Short task => Repeat each entry word for word. Leave any images out of the copy.

◆ ◆ ◆ ◆

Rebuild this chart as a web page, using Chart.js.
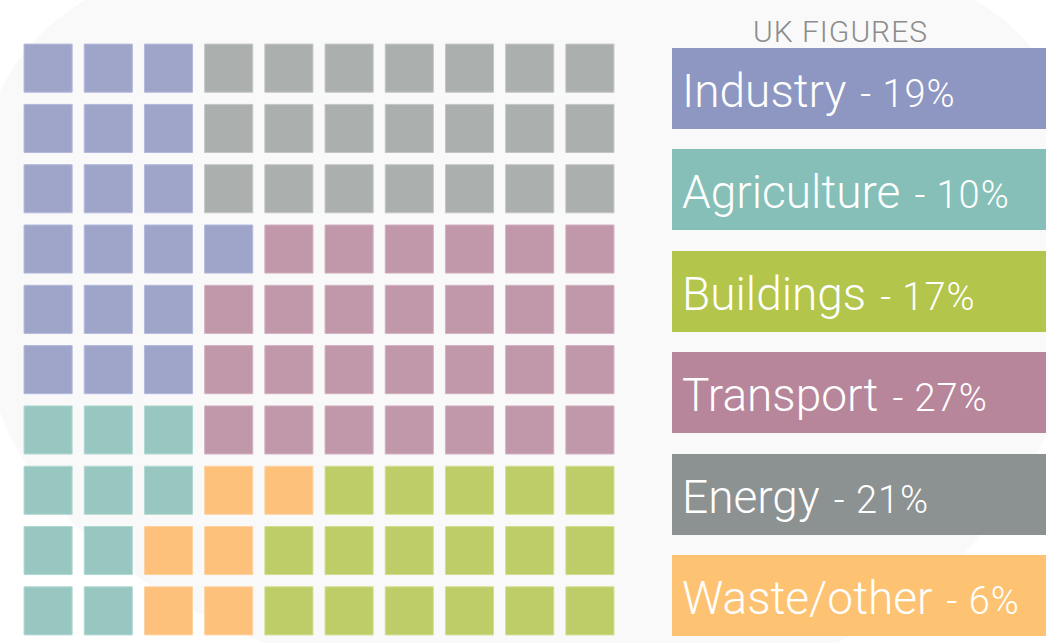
<!DOCTYPE html>
<html>
<head>
<meta charset="utf-8">
<title>UK figures waffle</title>
<script src="https://cdn.jsdelivr.net/npm/chart.js@4.4.1/dist/chart.umd.min.js"></script>
<style>
  html, body {
    margin: 0;
    padding: 0;
    width: 1046px;
    height: 643px;
    overflow: hidden;
    background: #ffffff;
    font-family: Roboto, "Noto Sans", sans-serif;
    font-weight: 300;
  }
  #backdrop {
    position: absolute;
    left: -15px;
    top: -40px;
    width: 1090px;
    height: 740px;
    background: #f9f9f9;
    border-radius: 250px 250px 490px 600px / 200px 200px 400px 370px;
  }
  #chartBox {
    position: absolute;
    left: 0;
    top: 0;
    width: 640px;
    height: 643px;
  }
  #legendTitle {
    position: absolute;
    left: 753px;
    top: 17px;
    font-size: 30px;
    line-height: 30px;
    letter-spacing: 1px;
    color: #8c8c8c;
    white-space: nowrap;
  }
  .legend-row {
    position: absolute;
    left: 672px;
    width: 374px;
    height: 81px;
    line-height: 81px;
    color: #ffffff;
    white-space: nowrap;
    box-sizing: border-box;
    padding-left: 10px;
    padding-top: 3px;
  }
  .legend-row .name { font-size: 46px; }
  .legend-row .pct { font-size: 38px; letter-spacing: 1px; margin-left: 14px; }
</style>
</head>
<body>
<div id="backdrop"></div>
<div id="chartBox"><canvas id="waffle"></canvas></div>
<div id="legendTitle">UK FIGURES</div>
<div id="legend"></div>

<script>
// ---------- data ----------
const categories = ["Industry", "Agriculture", "Buildings", "Transport", "Energy", "Waste/other"];
const shares = [19, 10, 17, 27, 21, 6];
const codes = ["I", "A", "B", "T", "E", "W"];

// 10 x 10 layout, top row first, one letter per cell
const gridRows = [
    "IIIEEEEEEE",
    "IIIEEEEEEE",
    "IIIEEEEEEE",
    "IIIITTTTTT",
    "IIITTTTTTT",
    "IIITTTTTTT",
    "AAATTTTTTT",
    "AAAWWBBBBB",
    "AAWWBBBBBB",
    "AAWWBBBBBB",
];

// colours
const cellColors = ["#9ea5c8", "#97c7c0", "#bfcd68", "#c197aa", "#abafae", "#fdc17c"];
const cellEdges = ["#b3b9dc", "#b1d9d3", "#d3df8e", "#d3b1c0", "#c3c6c5", "#fdd3a2"];
const boxColors = ["#8e97c2", "#85bfb7", "#b3c54b", "#b8869a", "#8c9191", "#fdc372"];

// ---------- waffle ----------
function cellsFor(code) {
    const pts = [];
    gridRows.forEach((row, r) => {
        row.split("").forEach((ch, c) => {
            if (ch === code) pts.push({ x: c, y: r });
        });
    });
    return pts;
}

const datasets = categories.map((name, i) => ({
    label: name,
    data: cellsFor(codes[i]),
    pointStyle: "rect",
    pointRadius: 34,
    pointHoverRadius: 34,
    backgroundColor: cellColors[i],
    borderColor: cellEdges[i],
    borderWidth: 1,
    clip: false,
}));

new Chart(document.getElementById("waffle"), {
    type: "scatter",
    data: { datasets },
    options: {
        responsive: true,
        maintainAspectRatio: false,
        animation: false,
        events: [],
        layout: { autoPadding: false, padding: { left: 18, right: 20, top: 38, bottom: 2 } },
        plugins: {
            legend: { display: false },
            tooltip: { enabled: false },
        },
        scales: {
            x: { type: "linear", min: -0.5, max: 9.5, display: false },
            y: { type: "linear", min: -0.5, max: 9.5, reverse: true, display: false },
        },
    },
});

// ---------- legend boxes ----------
const legendEl = document.getElementById("legend");
categories.forEach((name, i) => {
    const row = document.createElement("div");
    row.className = "legend-row";
    row.style.top = (48 + i * 101.4) + "px";
    row.style.background = boxColors[i];
    row.innerHTML = `<span class="name">${name}</span><span class="pct">- ${shares[i]}%</span>`;
    legendEl.appendChild(row);
});
</script>
</body>
</html>
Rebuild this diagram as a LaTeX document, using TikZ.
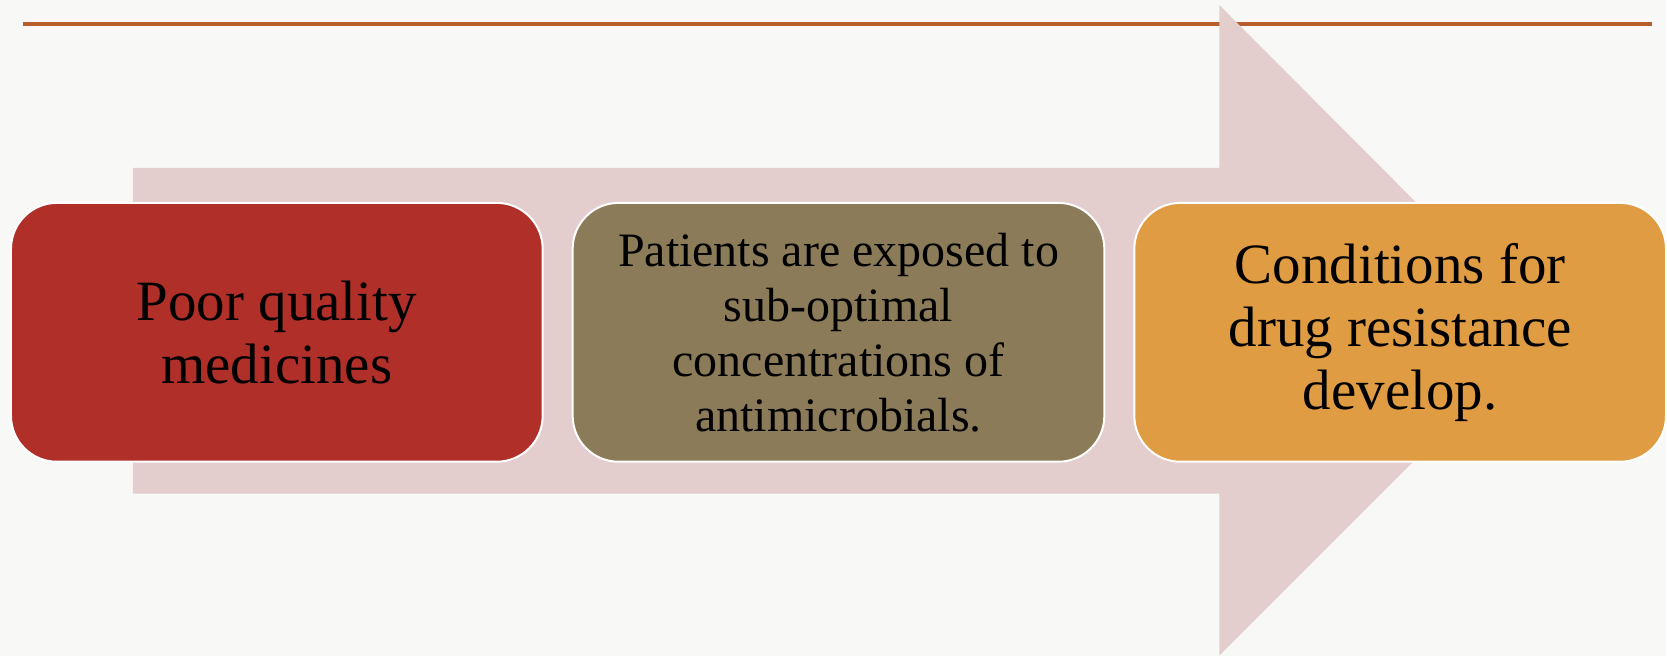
\documentclass[tikz,border=0pt]{standalone}
\usepackage{fontspec}
\setmainfont{Liberation Serif}
\usepackage{xcolor}
\usetikzlibrary{positioning}

\definecolor{paper}{HTML}{F8F8F7}
\definecolor{rulecol}{HTML}{B85C2C}
\definecolor{flowcol}{HTML}{E3CDCD}
\definecolor{causecol}{HTML}{B03029}
\definecolor{effectcol}{HTML}{8B7B58}
\definecolor{resultcol}{HTML}{E09C42}

\begin{document}
\begin{tikzpicture}[
      x=1pt, y=-1pt,
      stage/.style={draw=white, line width=2pt, rounded corners=46pt, align=center,
        minimum width=532pt, minimum height=259pt, inner sep=0pt, text=black},
      big/.style={font=\fontsize{57pt}{63pt}\selectfont},
      small/.style={font=\fontsize{48pt}{55pt}\selectfont},
    ]
    % page and header rule
    \fill[paper] (0,0) rectangle (1667,656);
    \draw[rulecol, line width=3.5pt] (23,24) -- (1653,24);

    % the big background arrow
    \fill[flowcol] (133,168) -- (1220,168) -- (1220,5) -- (1545,331)
      -- (1220,656) -- (1220,494) -- (133,494) -- cycle;

    \node[stage, big, fill=causecol, anchor=north west] (poor) at (10,202)
      {Poor quality\\medicines};
    \node[stage, small, fill=effectcol, right=28pt of poor] (exposed)
      {Patients are exposed to\\sub-optimal\\concentrations of\\antimicrobials.};
    \node[stage, big, fill=resultcol, right=28pt of exposed] (resist)
      {Conditions for\\drug resistance\\develop.};
  \end{tikzpicture}
\end{document}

◆ ◆ ◆ ◆

Full response =>
Rebuild this chart as a web page, using Chart.js.
<!DOCTYPE html>
<html>
<head>
<meta charset="utf-8">
<title>UK figures waffle</title>
<script src="https://cdn.jsdelivr.net/npm/chart.js@4.4.1/dist/chart.umd.min.js"></script>
<style>
  html, body {
    margin: 0;
    padding: 0;
    width: 1046px;
    height: 643px;
    overflow: hidden;
    background: #ffffff;
    font-family: Roboto, "Noto Sans", sans-serif;
    font-weight: 300;
  }
  #backdrop {
    position: absolute;
    left: -15px;
    top: -40px;
    width: 1090px;
    height: 740px;
    background: #f9f9f9;
    border-radius: 250px 250px 490px 600px / 200px 200px 400px 370px;
  }
  #chartBox {
    position: absolute;
    left: 0;
    top: 0;
    width: 640px;
    height: 643px;
  }
  #legendTitle {
    position: absolute;
    left: 753px;
    top: 17px;
    font-size: 30px;
    line-height: 30px;
    letter-spacing: 1px;
    color: #8c8c8c;
    white-space: nowrap;
  }
  .legend-row {
    position: absolute;
    left: 672px;
    width: 374px;
    height: 81px;
    line-height: 81px;
    color: #ffffff;
    white-space: nowrap;
    box-sizing: border-box;
    padding-left: 10px;
    padding-top: 3px;
  }
  .legend-row .name { font-size: 46px; }
  .legend-row .pct { font-size: 38px; letter-spacing: 1px; margin-left: 14px; }
</style>
</head>
<body>
<div id="backdrop"></div>
<div id="chartBox"><canvas id="waffle"></canvas></div>
<div id="legendTitle">UK FIGURES</div>
<div id="legend"></div>

<script>
// ---------- data ----------
const categories = ["Industry", "Agriculture", "Buildings", "Transport", "Energy", "Waste/other"];
const shares = [19, 10, 17, 27, 21, 6];
const codes = ["I", "A", "B", "T", "E", "W"];

// 10 x 10 layout, top row first, one letter per cell
const gridRows = [
    "IIIEEEEEEE",
    "IIIEEEEEEE",
    "IIIEEEEEEE",
    "IIIITTTTTT",
    "IIITTTTTTT",
    "IIITTTTTTT",
    "AAATTTTTTT",
    "AAAWWBBBBB",
    "AAWWBBBBBB",
    "AAWWBBBBBB",
];

// colours
const cellColors = ["#9ea5c8", "#97c7c0", "#bfcd68", "#c197aa", "#abafae", "#fdc17c"];
const cellEdges = ["#b3b9dc", "#b1d9d3", "#d3df8e", "#d3b1c0", "#c3c6c5", "#fdd3a2"];
const boxColors = ["#8e97c2", "#85bfb7", "#b3c54b", "#b8869a", "#8c9191", "#fdc372"];

// ---------- waffle ----------
function cellsFor(code) {
    const pts = [];
    gridRows.forEach((row, r) => {
        row.split("").forEach((ch, c) => {
            if (ch === code) pts.push({ x: c, y: r });
        });
    });
    return pts;
}

const datasets = categories.map((name, i) => ({
    label: name,
    data: cellsFor(codes[i]),
    pointStyle: "rect",
    pointRadius: 34,
    pointHoverRadius: 34,
    backgroundColor: cellColors[i],
    borderColor: cellEdges[i],
    borderWidth: 1,
    clip: false,
}));

new Chart(document.getElementById("waffle"), {
    type: "scatter",
    data: { datasets },
    options: {
        responsive: true,
        maintainAspectRatio: false,
        animation: false,
        events: [],
        layout: { autoPadding: false, padding: { left: 18, right: 20, top: 38, bottom: 2 } },
        plugins: {
            legend: { display: false },
            tooltip: { enabled: false },
        },
        scales: {
            x: { type: "linear", min: -0.5, max: 9.5, display: false },
            y: { type: "linear", min: -0.5, max: 9.5, reverse: true, display: false },
        },
    },
});

// ---------- legend boxes ----------
const legendEl = document.getElementById("legend");
categories.forEach((name, i) => {
    const row = document.createElement("div");
    row.className = "legend-row";
    row.style.top = (48 + i * 101.4) + "px";
    row.style.background = boxColors[i];
    row.innerHTML = `<span class="name">${name}</span><span class="pct">- ${shares[i]}%</span>`;
    legendEl.appendChild(row);
});
</script>
</body>
</html>
Rebuild this diagram as a LaTeX document, using TikZ.
\documentclass[tikz,border=0pt]{standalone}
\usepackage{fontspec}
\setmainfont{Liberation Serif}
\usepackage{xcolor}
\usetikzlibrary{positioning}

\definecolor{paper}{HTML}{F8F8F7}
\definecolor{rulecol}{HTML}{B85C2C}
\definecolor{flowcol}{HTML}{E3CDCD}
\definecolor{causecol}{HTML}{B03029}
\definecolor{effectcol}{HTML}{8B7B58}
\definecolor{resultcol}{HTML}{E09C42}

\begin{document}
\begin{tikzpicture}[
      x=1pt, y=-1pt,
      stage/.style={draw=white, line width=2pt, rounded corners=46pt, align=center,
        minimum width=532pt, minimum height=259pt, inner sep=0pt, text=black},
      big/.style={font=\fontsize{57pt}{63pt}\selectfont},
      small/.style={font=\fontsize{48pt}{55pt}\selectfont},
    ]
    % page and header rule
    \fill[paper] (0,0) rectangle (1667,656);
    \draw[rulecol, line width=3.5pt] (23,24) -- (1653,24);

    % the big background arrow
    \fill[flowcol] (133,168) -- (1220,168) -- (1220,5) -- (1545,331)
      -- (1220,656) -- (1220,494) -- (133,494) -- cycle;

    \node[stage, big, fill=causecol, anchor=north west] (poor) at (10,202)
      {Poor quality\\medicines};
    \node[stage, small, fill=effectcol, right=28pt of poor] (exposed)
      {Patients are exposed to\\sub-optimal\\concentrations of\\antimicrobials.};
    \node[stage, big, fill=resultcol, right=28pt of exposed] (resist)
      {Conditions for\\drug resistance\\develop.};
  \end{tikzpicture}
\end{document}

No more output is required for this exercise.